Estaminet Tomeno Mercier

Estaminet Tomeno Mercier

26 mai 2012

TOUT DOUX, LULU ?

Françoise Tomeno
26 mai 2012


Elle est installée au fond du bistrot, à une place en retrait, dans un coin un peu sombre. Pas à sa place habituelle, pourtant libre. Besoin d'un peu d'ombre, Madame Lulu?

Je vais tout de suite la saluer. Je suis toujours sensible à cette façon qu'elle a de dire 'Bonjour Madame", avec l'intonation et l'accent à la "Marie-Chantal". Ca tranche avec son apparence vestimentaire, pas du tout Marie-Chantal. Ceci-dit, il y a quelque chose dans sa façon de se tenir qui est très digne: droite, la tête levée, le visage affrontant... quoi? La vie? Y compris quand elle sort fumer sa clope en terrasse. Toujours cet air fier et pourtant accueillant. Est-ce une façon de faire semblant?

Je lui demande comment ça va. "Tout doux" répond-elle. C'est tout de même extraordinaire, cette langue française. Lorsqu'on dit que ça va "tout doux", cela veut dire exactement le contraire, que la vie n'est pas douce du tout! À  ce moment-là, je remarque que le corps de Lulu s'est un peu affaissé sur la chaise, épaules basses, la tête rentrée. Hum, ça va vraiment tout doux, Madame Lulu.

Peu après, deux Messieurs arrivent et viennent s'installer avec elle. Ils échangent, parlent de connaissances communes, donnent des nouvelles de l'un ou l'autre, et arrive l'incontournable "Le principal, c'est la santé". Bon, ce n'est pas complètement faux, mais pas complètement vrai non plus.

À un moment, je croise le regard de Lulu, qui me dit: "Très beau!". "Mais quoi donc?" s'étonne mon regard à moi. "Votre coiffe" répond Lulu à la question que ma voix n'a pas posée. Ma "coiffe"! Incroyable Lulu. Il s'agit d'un Borsalino, faux, bien entendu, sorti ce jour pour empêcher le soleil de m'asséner un de ces coups dont il a le secret. Ma coiffe! Je me vois déjà disant à l'occasion: "Il ne faut pas que j'oublie ma coiffe".

Je reprends mes activités de bistrot, ici la lecture de la drôle de revue "Causette", "un magazine plus féminin du cerveau que du capiton", mise à disposition des clients (clientes?) par le bistrot.

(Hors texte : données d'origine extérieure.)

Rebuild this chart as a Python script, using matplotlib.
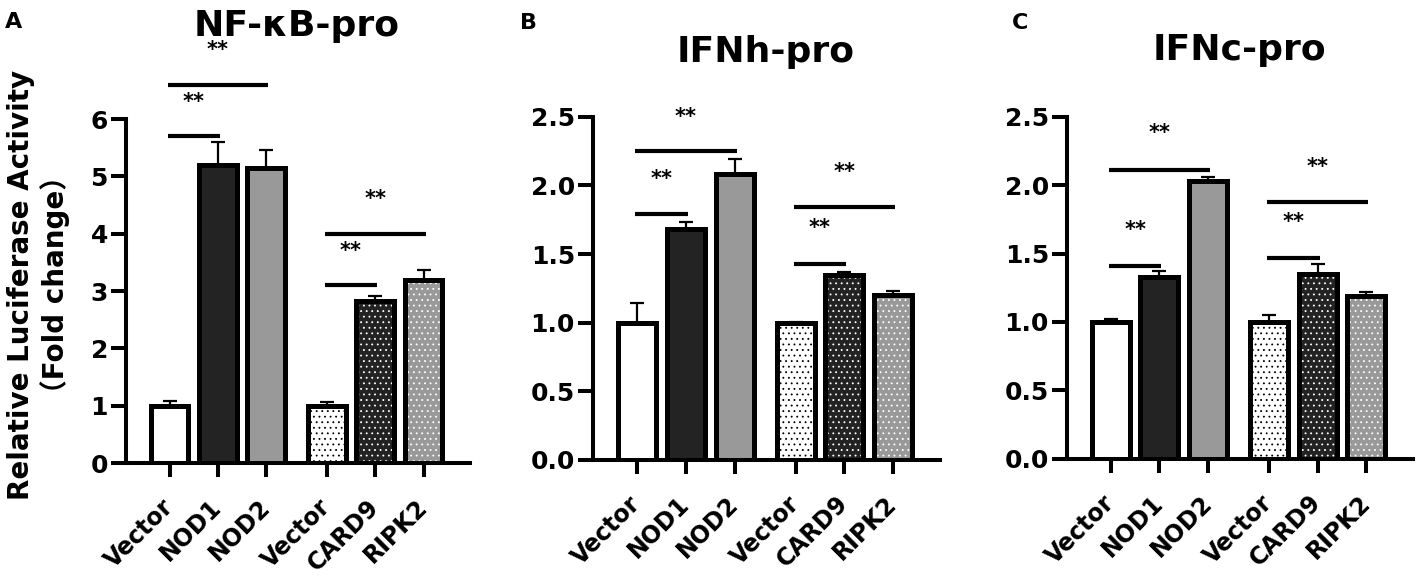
import matplotlib
matplotlib.use('Agg')
import matplotlib.pyplot as plt
from matplotlib.ticker import FormatStrFormatter

plt.rcParams['font.family'] = ['DejaVu Sans', 'Noto Sans CJK SC']
plt.rcParams['hatch.linewidth'] = 0.6

categories = ['Vector', 'NOD1', 'NOD2', 'Vector', 'CARD9', 'RIPK2']
x_pos = [0, 1, 2, 3.25, 4.25, 5.25]

nfkb_mean = [1.0, 5.2, 5.15, 1.0, 2.83, 3.2]
nfkb_err = [0.09, 0.4, 0.31, 0.07, 0.09, 0.17]
ifnh_mean = [1.0, 1.68, 2.08, 1.0, 1.35, 1.2]
ifnh_err = [0.14, 0.05, 0.11, 0.005, 0.02, 0.03]
ifnc_mean = [1.0, 1.33, 2.03, 1.0, 1.35, 1.19]
ifnc_err = [0.02, 0.04, 0.03, 0.05, 0.07, 0.03]

# significance brackets: compared bar pairs, line height, star height
sig_pairs = [(0, 1), (0, 2), (3, 4), (3, 5)]
nfkb_line_y = [5.7, 6.6, 3.1, 4.0]
nfkb_star_y = [6.3, 7.2, 3.7, 4.6]
ifnh_line_y = [1.79, 2.25, 1.43, 1.84]
ifnh_star_y = [2.05, 2.5, 1.69, 2.1]
ifnc_line_y = [1.41, 2.11, 1.47, 1.88]
ifnc_star_y = [1.67, 2.38, 1.73, 2.13]

face_colors = ['white', '#232323', '#999999', 'white', '#232323', '#999999']
dot_colors = [None, None, None, 'black', 'white', 'white']


def draw_panel(ax, means, errs, line_y, star_y, ymax, yticks, fmt):
    for xi, m, fc, dc in zip(x_pos, means, face_colors, dot_colors):
        if dc is not None:
            ax.bar(xi, m, width=0.78, color=fc, edgecolor=dc, linewidth=0,
                   hatch='...', zorder=2)
            ax.bar(xi, m, width=0.78, fill=False, edgecolor='black',
                   linewidth=3.6, zorder=3)
        else:
            ax.bar(xi, m, width=0.78, color=fc, edgecolor='black',
                   linewidth=3.6, zorder=3)
    ax.errorbar(x_pos, means, yerr=[[0] * len(errs), errs], fmt='none',
                ecolor='black', elinewidth=1.6, capsize=4.7, capthick=1.6,
                zorder=1)
    for (i, j), ly, sy in zip(sig_pairs, line_y, star_y):
        ax.plot([x_pos[i] - 0.04, x_pos[j] + 0.04], [ly, ly], color='black',
                lw=3.0, clip_on=False, solid_capstyle='butt')
        ax.text((x_pos[i] + x_pos[j]) / 2, sy, '**', ha='center',
                va='center', fontsize=15, fontweight='bold', clip_on=False)

    ax.set_xlim(-0.9, 6.21)
    ax.set_ylim(0, ymax)
    ax.set_yticks(yticks)
    ax.yaxis.set_major_formatter(FormatStrFormatter(fmt))
    ax.set_xticks(x_pos)
    ax.set_xticklabels(categories, rotation=45, ha='right', va='center',
                       rotation_mode='anchor', fontsize=17, fontweight='bold')
    for lab in ax.get_yticklabels():
        lab.set_fontweight('bold')
        lab.set_fontsize(18)
    ax.spines['top'].set_visible(False)
    ax.spines['right'].set_visible(False)
    ax.spines['left'].set_linewidth(2.9)
    ax.spines['bottom'].set_linewidth(2.9)
    ax.tick_params(axis='y', length=11, width=2.9, pad=2)
    ax.tick_params(axis='x', length=10, width=2.9, pad=19)


fig = plt.figure(figsize=(14.17, 5.87), dpi=100)
ax_a = fig.add_axes([0.0889, 0.2111, 0.2428, 0.5860])
ax_b = fig.add_axes([0.4185, 0.2167, 0.2449, 0.5843])
ax_c = fig.add_axes([0.7530, 0.2187, 0.2442, 0.5823])

draw_panel(ax_a, nfkb_mean, nfkb_err, nfkb_line_y, nfkb_star_y, 6,
           [0, 1, 2, 3, 4, 5, 6], '%d')
draw_panel(ax_b, ifnh_mean, ifnh_err, ifnh_line_y, ifnh_star_y, 2.5,
           [0, 0.5, 1.0, 1.5, 2.0, 2.5], '%.1f')
draw_panel(ax_c, ifnc_mean, ifnc_err, ifnc_line_y, ifnc_star_y, 2.5,
           [0, 0.5, 1.0, 1.5, 2.0, 2.5], '%.1f')

fig.text(0.2096, 0.939, 'NF-κB-pro', ha='center', va='baseline',
         fontsize=26, fontweight='bold')
fig.text(0.5406, 0.895, 'IFNh-pro', ha='center', va='baseline',
         fontsize=26, fontweight='bold')
fig.text(0.875, 0.898, 'IFNc-pro', ha='center', va='baseline',
         fontsize=26, fontweight='bold')

fig.text(0.0035, 0.952, 'A', va='baseline', fontsize=16, fontweight='bold')
fig.text(0.367, 0.950, 'B', va='baseline', fontsize=16, fontweight='bold')
fig.text(0.714, 0.950, 'C', va='baseline', fontsize=16, fontweight='bold')

fig.text(0.0272, 0.515, 'Relative Luciferase Activity\n（Fold change）',
         rotation=90, ha='center', va='center', fontsize=20,
         fontweight='bold', multialignment='center')

fig.savefig('out.png', dpi=100)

À coté de moi, la conversation continue, je ne fais plus vraiment attention. À un moment, je crois percevoir la voix de Lulu qui chante tout doucement. J'écoute: "Je suis heureuse, j'ai pas d' soucis....." chantonne Lulu. Tout doux, Lulu? Tout doux? Mais lequel des deux "tout doux"? Le doux ou le dur? La présence de vos deux compagnons a-t-elle pour quelques instants adouci votre vie, votre humeur? Ou bien, ma chère Lulu, frimez-vous devant eux, pour paraître à votre avantage?

Puisse cette fin de journée vous être plus douce, ma chère Lulu. Et si c'est du fait de votre compagnonnage avec les deux homme qui sont venus vous rejoindre, alors c'est pour la bonne cause. Je vous salue, Madame Lulu, et à la prochaine.